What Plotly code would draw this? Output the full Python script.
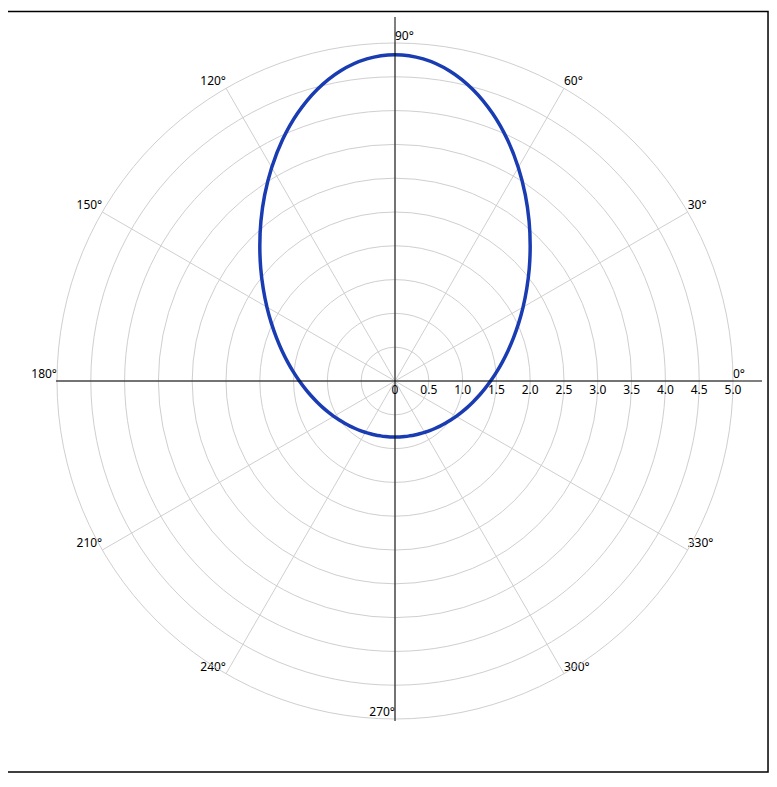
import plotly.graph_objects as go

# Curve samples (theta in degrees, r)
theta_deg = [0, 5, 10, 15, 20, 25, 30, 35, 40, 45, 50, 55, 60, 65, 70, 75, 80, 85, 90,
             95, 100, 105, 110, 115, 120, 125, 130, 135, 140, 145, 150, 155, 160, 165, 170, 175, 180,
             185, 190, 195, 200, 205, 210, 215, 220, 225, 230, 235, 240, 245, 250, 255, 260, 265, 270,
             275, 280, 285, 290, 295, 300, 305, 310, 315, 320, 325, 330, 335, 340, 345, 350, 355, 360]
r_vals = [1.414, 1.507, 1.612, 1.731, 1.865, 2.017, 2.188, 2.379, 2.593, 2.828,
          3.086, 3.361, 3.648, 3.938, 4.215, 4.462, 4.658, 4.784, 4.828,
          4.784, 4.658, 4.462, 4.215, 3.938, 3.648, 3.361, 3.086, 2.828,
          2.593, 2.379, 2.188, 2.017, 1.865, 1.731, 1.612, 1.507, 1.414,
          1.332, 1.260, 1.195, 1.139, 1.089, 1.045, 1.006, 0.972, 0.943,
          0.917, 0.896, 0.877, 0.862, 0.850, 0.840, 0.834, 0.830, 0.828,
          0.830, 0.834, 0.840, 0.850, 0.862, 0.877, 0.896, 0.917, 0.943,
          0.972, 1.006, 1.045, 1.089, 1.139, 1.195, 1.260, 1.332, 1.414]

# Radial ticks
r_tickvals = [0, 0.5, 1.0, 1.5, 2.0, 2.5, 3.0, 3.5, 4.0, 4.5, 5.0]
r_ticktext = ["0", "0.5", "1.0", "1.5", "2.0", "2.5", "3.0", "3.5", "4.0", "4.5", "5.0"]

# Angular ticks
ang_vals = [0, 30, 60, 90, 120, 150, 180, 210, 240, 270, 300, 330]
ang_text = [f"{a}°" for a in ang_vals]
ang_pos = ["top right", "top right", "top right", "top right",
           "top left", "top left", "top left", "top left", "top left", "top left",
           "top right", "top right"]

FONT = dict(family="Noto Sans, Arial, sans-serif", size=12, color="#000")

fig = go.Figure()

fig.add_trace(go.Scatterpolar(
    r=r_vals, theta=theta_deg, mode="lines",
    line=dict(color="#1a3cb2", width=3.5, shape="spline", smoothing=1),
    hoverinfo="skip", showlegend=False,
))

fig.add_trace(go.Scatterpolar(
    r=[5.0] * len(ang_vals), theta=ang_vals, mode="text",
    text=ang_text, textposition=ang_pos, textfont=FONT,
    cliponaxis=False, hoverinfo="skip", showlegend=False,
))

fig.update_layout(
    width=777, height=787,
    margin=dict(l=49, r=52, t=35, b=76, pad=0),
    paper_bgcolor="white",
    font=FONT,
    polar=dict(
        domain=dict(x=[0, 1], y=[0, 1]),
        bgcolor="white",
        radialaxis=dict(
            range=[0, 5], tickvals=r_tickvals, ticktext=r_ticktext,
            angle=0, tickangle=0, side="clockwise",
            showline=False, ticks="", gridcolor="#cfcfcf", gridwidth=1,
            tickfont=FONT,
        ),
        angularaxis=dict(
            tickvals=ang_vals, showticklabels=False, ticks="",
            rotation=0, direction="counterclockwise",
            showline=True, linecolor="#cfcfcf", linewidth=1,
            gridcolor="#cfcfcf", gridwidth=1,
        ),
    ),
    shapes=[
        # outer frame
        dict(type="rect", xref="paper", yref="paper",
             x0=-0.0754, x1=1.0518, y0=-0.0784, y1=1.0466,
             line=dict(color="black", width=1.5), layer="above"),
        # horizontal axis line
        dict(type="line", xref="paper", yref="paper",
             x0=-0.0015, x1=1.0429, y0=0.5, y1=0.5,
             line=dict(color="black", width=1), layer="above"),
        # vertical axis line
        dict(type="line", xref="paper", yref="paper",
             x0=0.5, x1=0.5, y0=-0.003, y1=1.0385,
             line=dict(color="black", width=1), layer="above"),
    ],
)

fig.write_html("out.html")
━━━━━━━━━━━━━━━━
→ **What is needed**:
Please repeat exactly the data above from its first line to the line that contains "import plotly.graph_objects as go", inclusive, and leave every picture out.

→ **Answer to this problem**:
What Plotly code would draw this? Output the full Python script.
import plotly.graph_objects as go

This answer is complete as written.